#### REQUIREMENTS
Exactly the lines between the line containing "Reproduce this diagram with TikZ." and the line containing "(aS1) at (257,218);", together with those two lines, are to be output.

#### GIVEN INFORMATION
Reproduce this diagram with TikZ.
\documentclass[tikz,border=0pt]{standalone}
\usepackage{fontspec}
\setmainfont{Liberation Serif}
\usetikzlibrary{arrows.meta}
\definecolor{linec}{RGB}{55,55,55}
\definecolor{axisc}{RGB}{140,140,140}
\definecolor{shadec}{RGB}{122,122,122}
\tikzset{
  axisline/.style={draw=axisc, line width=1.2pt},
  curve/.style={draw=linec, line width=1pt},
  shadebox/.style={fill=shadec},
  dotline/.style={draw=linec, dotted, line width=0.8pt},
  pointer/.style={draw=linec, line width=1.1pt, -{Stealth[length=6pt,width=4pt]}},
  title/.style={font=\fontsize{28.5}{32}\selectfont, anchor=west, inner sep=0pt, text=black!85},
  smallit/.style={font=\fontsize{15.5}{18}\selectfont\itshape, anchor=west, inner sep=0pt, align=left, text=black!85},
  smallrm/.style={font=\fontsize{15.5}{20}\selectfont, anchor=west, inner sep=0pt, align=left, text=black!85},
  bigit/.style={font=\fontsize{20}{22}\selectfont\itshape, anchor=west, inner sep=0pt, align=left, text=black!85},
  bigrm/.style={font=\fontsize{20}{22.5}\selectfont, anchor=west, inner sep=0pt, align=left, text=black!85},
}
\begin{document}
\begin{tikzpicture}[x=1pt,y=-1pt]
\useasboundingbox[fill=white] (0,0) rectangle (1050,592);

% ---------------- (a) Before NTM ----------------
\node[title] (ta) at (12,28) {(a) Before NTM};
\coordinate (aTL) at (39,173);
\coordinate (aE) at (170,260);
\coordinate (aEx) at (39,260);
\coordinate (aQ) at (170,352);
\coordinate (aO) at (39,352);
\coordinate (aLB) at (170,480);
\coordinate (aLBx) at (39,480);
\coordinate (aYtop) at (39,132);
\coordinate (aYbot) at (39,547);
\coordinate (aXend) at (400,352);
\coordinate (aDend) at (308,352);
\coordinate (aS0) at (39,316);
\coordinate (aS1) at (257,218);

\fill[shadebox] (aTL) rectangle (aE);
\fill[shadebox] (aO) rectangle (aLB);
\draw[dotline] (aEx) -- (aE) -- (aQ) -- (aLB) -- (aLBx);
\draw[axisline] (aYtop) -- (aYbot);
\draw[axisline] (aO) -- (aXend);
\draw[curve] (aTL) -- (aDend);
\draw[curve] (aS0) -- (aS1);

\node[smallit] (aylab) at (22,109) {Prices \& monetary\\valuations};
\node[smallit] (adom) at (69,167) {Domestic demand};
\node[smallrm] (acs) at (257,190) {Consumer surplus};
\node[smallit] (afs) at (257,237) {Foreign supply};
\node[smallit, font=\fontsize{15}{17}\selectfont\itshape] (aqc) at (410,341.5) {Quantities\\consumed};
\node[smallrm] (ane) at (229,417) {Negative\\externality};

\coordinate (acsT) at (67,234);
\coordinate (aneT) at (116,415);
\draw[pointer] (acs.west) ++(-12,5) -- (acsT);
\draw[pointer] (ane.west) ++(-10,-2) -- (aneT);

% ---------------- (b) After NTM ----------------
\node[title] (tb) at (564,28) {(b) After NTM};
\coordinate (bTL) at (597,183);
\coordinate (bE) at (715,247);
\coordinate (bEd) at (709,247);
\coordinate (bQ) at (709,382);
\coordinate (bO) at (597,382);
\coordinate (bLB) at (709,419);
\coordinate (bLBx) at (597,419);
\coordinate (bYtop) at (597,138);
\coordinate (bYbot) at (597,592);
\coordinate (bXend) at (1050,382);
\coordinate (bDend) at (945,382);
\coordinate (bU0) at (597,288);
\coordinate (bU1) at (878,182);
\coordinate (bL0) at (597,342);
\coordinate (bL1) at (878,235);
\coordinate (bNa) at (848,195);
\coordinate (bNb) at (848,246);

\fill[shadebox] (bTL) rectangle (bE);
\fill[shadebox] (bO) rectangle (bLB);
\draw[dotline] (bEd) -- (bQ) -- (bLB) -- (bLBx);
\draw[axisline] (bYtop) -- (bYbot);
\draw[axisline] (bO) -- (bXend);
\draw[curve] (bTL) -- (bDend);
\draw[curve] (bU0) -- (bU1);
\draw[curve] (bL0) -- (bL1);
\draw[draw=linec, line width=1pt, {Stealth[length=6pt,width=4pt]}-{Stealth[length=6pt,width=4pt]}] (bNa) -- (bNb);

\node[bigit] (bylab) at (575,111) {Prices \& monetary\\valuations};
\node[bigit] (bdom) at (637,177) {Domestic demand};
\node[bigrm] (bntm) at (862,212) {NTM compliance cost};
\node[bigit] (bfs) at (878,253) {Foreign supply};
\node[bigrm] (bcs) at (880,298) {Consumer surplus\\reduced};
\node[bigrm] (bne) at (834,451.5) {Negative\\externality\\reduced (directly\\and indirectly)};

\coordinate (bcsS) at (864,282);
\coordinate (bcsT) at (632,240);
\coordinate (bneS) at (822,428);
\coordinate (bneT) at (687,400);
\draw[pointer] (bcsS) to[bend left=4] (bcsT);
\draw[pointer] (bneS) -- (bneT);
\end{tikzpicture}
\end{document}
...
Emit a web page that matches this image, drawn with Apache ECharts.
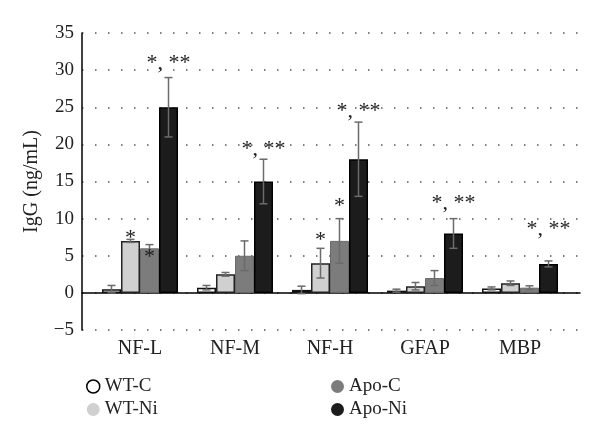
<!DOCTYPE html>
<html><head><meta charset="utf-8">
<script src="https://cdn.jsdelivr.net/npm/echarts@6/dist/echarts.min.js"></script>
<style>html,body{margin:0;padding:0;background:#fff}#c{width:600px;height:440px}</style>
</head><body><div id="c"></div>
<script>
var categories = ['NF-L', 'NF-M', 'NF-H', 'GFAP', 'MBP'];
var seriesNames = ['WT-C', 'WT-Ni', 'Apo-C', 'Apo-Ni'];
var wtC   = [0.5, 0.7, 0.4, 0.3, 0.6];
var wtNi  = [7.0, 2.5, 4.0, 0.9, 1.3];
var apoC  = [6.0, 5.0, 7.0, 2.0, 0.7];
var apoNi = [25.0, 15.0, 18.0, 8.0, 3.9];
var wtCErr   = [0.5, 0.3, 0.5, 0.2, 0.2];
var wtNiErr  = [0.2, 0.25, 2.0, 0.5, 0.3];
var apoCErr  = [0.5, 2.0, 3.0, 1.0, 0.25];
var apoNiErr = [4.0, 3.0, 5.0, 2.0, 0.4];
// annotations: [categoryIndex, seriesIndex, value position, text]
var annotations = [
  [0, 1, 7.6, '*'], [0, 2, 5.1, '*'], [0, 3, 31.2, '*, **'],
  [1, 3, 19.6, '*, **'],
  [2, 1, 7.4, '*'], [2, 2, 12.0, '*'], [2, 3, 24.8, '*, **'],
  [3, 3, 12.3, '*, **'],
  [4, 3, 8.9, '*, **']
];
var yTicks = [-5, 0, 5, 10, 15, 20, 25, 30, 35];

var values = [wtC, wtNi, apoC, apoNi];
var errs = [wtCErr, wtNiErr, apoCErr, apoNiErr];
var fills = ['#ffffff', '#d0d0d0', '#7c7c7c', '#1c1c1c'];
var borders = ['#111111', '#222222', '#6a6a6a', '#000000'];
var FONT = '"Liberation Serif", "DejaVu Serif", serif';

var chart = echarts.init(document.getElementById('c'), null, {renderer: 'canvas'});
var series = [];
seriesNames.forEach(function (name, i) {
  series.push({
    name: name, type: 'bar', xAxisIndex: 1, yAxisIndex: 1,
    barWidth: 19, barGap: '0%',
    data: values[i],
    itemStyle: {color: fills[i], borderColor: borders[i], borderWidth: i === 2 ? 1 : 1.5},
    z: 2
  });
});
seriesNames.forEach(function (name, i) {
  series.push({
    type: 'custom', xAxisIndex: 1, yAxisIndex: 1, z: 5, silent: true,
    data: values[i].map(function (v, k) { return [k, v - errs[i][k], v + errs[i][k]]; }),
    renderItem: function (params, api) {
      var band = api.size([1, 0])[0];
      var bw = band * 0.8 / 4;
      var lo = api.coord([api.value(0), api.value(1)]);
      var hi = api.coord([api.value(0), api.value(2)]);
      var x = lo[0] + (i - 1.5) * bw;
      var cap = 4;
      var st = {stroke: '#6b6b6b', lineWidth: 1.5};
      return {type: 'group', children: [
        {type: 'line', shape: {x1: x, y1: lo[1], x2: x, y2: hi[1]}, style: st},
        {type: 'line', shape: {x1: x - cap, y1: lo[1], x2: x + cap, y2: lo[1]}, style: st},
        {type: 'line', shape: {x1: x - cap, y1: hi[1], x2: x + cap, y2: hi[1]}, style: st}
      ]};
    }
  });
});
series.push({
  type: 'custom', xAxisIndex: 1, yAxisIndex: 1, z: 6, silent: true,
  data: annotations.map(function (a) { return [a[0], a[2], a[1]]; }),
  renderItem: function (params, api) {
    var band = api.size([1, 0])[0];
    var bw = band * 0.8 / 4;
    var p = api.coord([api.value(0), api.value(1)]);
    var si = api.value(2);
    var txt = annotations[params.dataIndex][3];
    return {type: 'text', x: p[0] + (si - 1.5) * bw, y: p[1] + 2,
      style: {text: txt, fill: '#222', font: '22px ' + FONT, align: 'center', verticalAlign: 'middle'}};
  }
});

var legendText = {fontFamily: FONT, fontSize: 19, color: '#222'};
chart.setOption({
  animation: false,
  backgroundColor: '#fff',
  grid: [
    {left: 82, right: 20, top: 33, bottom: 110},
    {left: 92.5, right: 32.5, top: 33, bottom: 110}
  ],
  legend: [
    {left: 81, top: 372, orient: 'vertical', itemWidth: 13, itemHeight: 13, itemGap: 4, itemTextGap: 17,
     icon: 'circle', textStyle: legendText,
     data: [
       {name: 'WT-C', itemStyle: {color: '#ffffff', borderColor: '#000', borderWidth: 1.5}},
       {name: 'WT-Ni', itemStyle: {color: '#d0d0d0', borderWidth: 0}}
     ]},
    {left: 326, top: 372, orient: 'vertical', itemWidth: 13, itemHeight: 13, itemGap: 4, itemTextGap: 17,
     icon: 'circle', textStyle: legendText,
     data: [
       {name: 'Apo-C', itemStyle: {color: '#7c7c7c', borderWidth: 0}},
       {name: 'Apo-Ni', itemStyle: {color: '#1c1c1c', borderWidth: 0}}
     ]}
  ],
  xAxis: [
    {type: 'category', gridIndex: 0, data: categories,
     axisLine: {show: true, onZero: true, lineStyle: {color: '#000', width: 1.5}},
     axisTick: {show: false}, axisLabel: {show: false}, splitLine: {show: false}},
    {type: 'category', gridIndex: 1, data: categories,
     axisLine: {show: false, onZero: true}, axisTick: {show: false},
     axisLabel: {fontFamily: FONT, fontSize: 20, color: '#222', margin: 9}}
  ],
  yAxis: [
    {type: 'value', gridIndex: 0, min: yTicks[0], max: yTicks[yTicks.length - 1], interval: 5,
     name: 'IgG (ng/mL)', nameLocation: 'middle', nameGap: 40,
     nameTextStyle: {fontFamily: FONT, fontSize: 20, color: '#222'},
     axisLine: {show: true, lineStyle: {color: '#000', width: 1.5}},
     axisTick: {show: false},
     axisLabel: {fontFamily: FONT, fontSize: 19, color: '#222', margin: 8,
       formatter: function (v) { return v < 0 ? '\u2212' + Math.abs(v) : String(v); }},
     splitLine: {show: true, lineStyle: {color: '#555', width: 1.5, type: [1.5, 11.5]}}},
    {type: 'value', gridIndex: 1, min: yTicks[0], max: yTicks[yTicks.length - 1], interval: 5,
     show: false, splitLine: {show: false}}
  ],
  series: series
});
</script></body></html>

#### TASK SOLUTION
Reproduce this diagram with TikZ.
\documentclass[tikz,border=0pt]{standalone}
\usepackage{fontspec}
\setmainfont{Liberation Serif}
\usetikzlibrary{arrows.meta}
\definecolor{linec}{RGB}{55,55,55}
\definecolor{axisc}{RGB}{140,140,140}
\definecolor{shadec}{RGB}{122,122,122}
\tikzset{
  axisline/.style={draw=axisc, line width=1.2pt},
  curve/.style={draw=linec, line width=1pt},
  shadebox/.style={fill=shadec},
  dotline/.style={draw=linec, dotted, line width=0.8pt},
  pointer/.style={draw=linec, line width=1.1pt, -{Stealth[length=6pt,width=4pt]}},
  title/.style={font=\fontsize{28.5}{32}\selectfont, anchor=west, inner sep=0pt, text=black!85},
  smallit/.style={font=\fontsize{15.5}{18}\selectfont\itshape, anchor=west, inner sep=0pt, align=left, text=black!85},
  smallrm/.style={font=\fontsize{15.5}{20}\selectfont, anchor=west, inner sep=0pt, align=left, text=black!85},
  bigit/.style={font=\fontsize{20}{22}\selectfont\itshape, anchor=west, inner sep=0pt, align=left, text=black!85},
  bigrm/.style={font=\fontsize{20}{22.5}\selectfont, anchor=west, inner sep=0pt, align=left, text=black!85},
}
\begin{document}
\begin{tikzpicture}[x=1pt,y=-1pt]
\useasboundingbox[fill=white] (0,0) rectangle (1050,592);

% ---------------- (a) Before NTM ----------------
\node[title] (ta) at (12,28) {(a) Before NTM};
\coordinate (aTL) at (39,173);
\coordinate (aE) at (170,260);
\coordinate (aEx) at (39,260);
\coordinate (aQ) at (170,352);
\coordinate (aO) at (39,352);
\coordinate (aLB) at (170,480);
\coordinate (aLBx) at (39,480);
\coordinate (aYtop) at (39,132);
\coordinate (aYbot) at (39,547);
\coordinate (aXend) at (400,352);
\coordinate (aDend) at (308,352);
\coordinate (aS0) at (39,316);
\coordinate (aS1) at (257,218);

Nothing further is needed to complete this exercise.